La guéguerre entre Europe 1 et RMC continue. Les échanges d'amabilités entre Jean-Jacques Bourdin et Nicolas Canteloup, le premier menaçant de s'en prendre physiquement au second s'il continue à l'imiter en faisant passer sa matinale pour un défouloir de militants du Front National, auraient pu en rester là. Mais les dirigeants de RMC ont souhaité faire part de leur agacement à leurs homologues d'Europe 1.
Comme l'a révélé L'Obs cette semaine, Frank Lanoux a envoyé à Denis Olivennes, un courrier de protestation. "L'émission de Nicolas Canteloup diffusée sur votre antenne est devenue la tribune d'une assimilation quasi systématique des filiales du groupe NextradioTV aux idées du Front National", peut-on lire dans le courrier qui évoque un temps de parole plus important accordé au Front national par Europe 1 pendant les dernières élections européennes.
Ce courrier a passablement agacé la direction de la station du groupe Lagardère, qui a répondu séchement dans une lettre dont puremedias.com a obtenu copie. Denis Oliviennes s'y étonne que la radio concurrente demande "avec insistance et même de manière menaçante" de "bâillonner" son imitateur vedette.
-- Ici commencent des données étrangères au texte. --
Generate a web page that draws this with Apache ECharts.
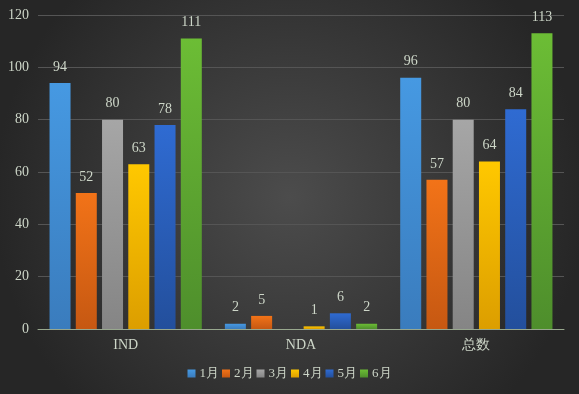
<!DOCTYPE html>
<html><head><meta charset="utf-8">
<script src="https://cdn.jsdelivr.net/npm/echarts@6/dist/echarts.min.js"></script>
<style>html,body{margin:0;padding:0;}#c{width:579px;height:394px;}</style>
</head><body><div id="c"></div>
<script>
var categories = ['IND', 'NDA', '总数'];
var seriesNames = ['1月', '2月', '3月', '4月', '5月', '6月'];
var m1 = [94, 2, 96];
var m2 = [52, 5, 57];
var m3 = [80, 0, 80];
var m4 = [63, 1, 64];
var m5 = [78, 6, 84];
var m6 = [111, 2, 113];
var values = [m1, m2, m3, m4, m5, m6];
var yTicks = [0, 20, 40, 60, 80, 100, 120];

var colors = [['#4699e2', '#3a7cbd'], ['#f27318', '#c65812'], ['#a6a6a6', '#858585'],
  ['#ffc800', '#dc9e00'], ['#2f6bd2', '#234f9c'], ['#6cbd35', '#4e8e2c']];
var txt = '#cdd6c8';
var fontFam = 'Liberation Serif, serif';
var chart = echarts.init(document.getElementById('c'));
var series = seriesNames.map(function (n, i) {
  return {
    name: n, type: 'bar', data: values[i].map(function (v) { return v === 0 ? null : v; }),
    barWidth: 21, barGap: '25%', barCategoryGap: '10%',
    itemStyle: { color: new echarts.graphic.LinearGradient(0, 0, 0, 1, [{ offset: 0, color: colors[i][0] }, { offset: 1, color: colors[i][1] }]) },
    label: { show: true, position: 'top', distance: 9, color: txt, fontFamily: fontFam, fontSize: 14 }
  };
});
chart.setOption({
  backgroundColor: { type: 'radial', x: 0.5, y: 0.5, r: 0.75, colorStops: [{ offset: 0, color: '#4c4c4c' }, { offset: 1, color: '#262626' }] },
  color: colors.map(function (c) { return c[0]; }),
  grid: { left: 38, right: 15, top: 15, bottom: 65 },
  legend: { bottom: 9, itemWidth: 8, itemHeight: 8, itemGap: 3, icon: 'rect',
    textStyle: { color: txt, fontFamily: fontFam, fontSize: 13, padding: [0, 0, 0, -1] }, data: seriesNames },
  xAxis: { type: 'category', data: categories,
    axisLine: { lineStyle: { color: '#98a88e' } }, axisTick: { show: false },
    axisLabel: { color: txt, fontFamily: fontFam, fontSize: 14, margin: 9 } },
  yAxis: { type: 'value', min: yTicks[0], max: yTicks[yTicks.length - 1], interval: 20,
    axisLine: { show: false }, axisTick: { show: false },
    splitLine: { lineStyle: { color: '#555555' } },
    axisLabel: { color: txt, fontFamily: fontFam, fontSize: 14, margin: 9 } },
  series: series
});
</script></body></html>
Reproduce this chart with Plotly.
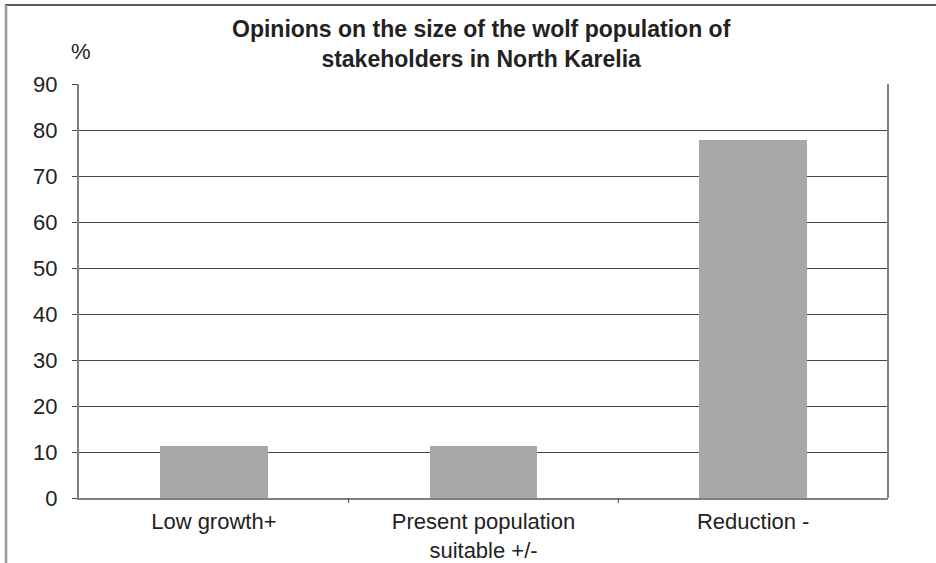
import plotly.graph_objects as go

categories = ["Low growth+", "Present population<br>suitable +/-", "Reduction -"]
values = [11.3, 11.3, 77.8]
y_ticks = [0, 10, 20, 30, 40, 50, 60, 70, 80, 90]
title_text = "Opinions on the size of the wolf population of<br>stakeholders in North Karelia"

L, R, T, B = 79, 48, 84, 65
W, H = 936, 563
pw, ph = W - L - R, H - T - B

def px(x):
    return (x - L) / pw

def py(y):
    return (H - B - y) / ph

FONT = "Liberation Sans, Arial, sans-serif"

fig = go.Figure()
fig.add_trace(go.Bar(
    x=[0, 1, 2], y=values, width=0.4,
    marker=dict(color="#A7A8AA", line=dict(width=0)),
    hoverinfo="skip",
))

fig.update_layout(
    width=W, height=H,
    margin=dict(l=L, r=R, t=T, b=B, autoexpand=False),
    paper_bgcolor="white", plot_bgcolor="white",
    font=dict(family=FONT, size=22, color="#222"),
    showlegend=False,
    xaxis=dict(
        range=[-0.5, 2.5], tickvals=[0, 1, 2], ticktext=categories,
        showgrid=False, showline=True, linecolor="#808080", linewidth=2,
        mirror=False, ticks="", zeroline=False, fixedrange=True,
        ticklabelstandoff=3, automargin=False,
    ),
    yaxis=dict(
        range=[0, 90], tickvals=y_ticks, showgrid=True, gridcolor="#444",
        gridwidth=1, showline=True, linecolor="#808080", linewidth=2,
        ticks="outside", ticklen=5, tickcolor="#444", tickwidth=1,
        zeroline=False, ticklabelstandoff=10, fixedrange=True, automargin=False,
    ),
    bargap=0,
)

shapes = []
shapes.append(dict(type="line", xref="paper", yref="paper", x0=1, x1=1, y0=0, y1=1,
                   line=dict(color="#808080", width=2)))
for xb in [0.5, 1.5]:
    shapes.append(dict(type="line", xref="x", yref="paper", x0=xb, x1=xb, y0=0, y1=py(503),
                       line=dict(color="#444", width=1)))
shapes.append(dict(type="line", xref="paper", yref="paper", x0=px(5), x1=px(936), y0=py(5), y1=py(5),
                   line=dict(color="#222", width=1.5)))
shapes.append(dict(type="line", xref="paper", yref="paper", x0=px(6), x1=px(6), y0=py(5), y1=py(563),
                   line=dict(color="#999", width=2.5)))
fig.update_layout(shapes=shapes)

fig.add_annotation(text="<b>" + title_text + "</b>", xref="paper", yref="paper",
                   x=px(481), y=py(44), xanchor="center", yanchor="middle",
                   showarrow=False, align="center",
                   font=dict(family=FONT, size=23, color="#222"))

fig.add_annotation(text="%", xref="paper", yref="paper", x=px(81), y=py(51),
                   xanchor="center", yanchor="middle", showarrow=False,
                   font=dict(family=FONT, size=22, color="#222"))

fig.write_html("out.html", config={"displayModeBar": False},
               post_script="document.body.style.margin='0';")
Après avoir rappelé que Nicolas Canteloup n'avait "jamais été poursuivi ni condamné pour avoir dénigré, diffamé ou injurié qui que ce soit", le grand patron d'Europe 1 dispense une petite leçon de liberté expression.
"Au lieu de demander la censure d'un humoriste, vous devriez être au premier rang des défenseurs de la liberté de la presse. 'Je ne suis pas d'accord avec ce que vous dites, mais je me battrai pour que vous ayez le droit de le dire' : telle est la maxime dont on attendrait d'un groupe de media qu'il la fasse sienne", écrit-il en rappelant être lui-même régulièrement moqué par son salarié. Il répond également sur les temps de paroles consacré au FN, en citant des chiffres... des élections municipales !
Cher Monsieur,
Depuis plusieurs semaines et sous différentes formes, vous nous demandez, avec insistance et même de manière menaçante, de bâillonner Nicolas Canteloup.
Vous m'avez encore adressé en ce sens une lettre comminatoire le 17 septembre dernier qui a par ailleurs été communiquée aux médias.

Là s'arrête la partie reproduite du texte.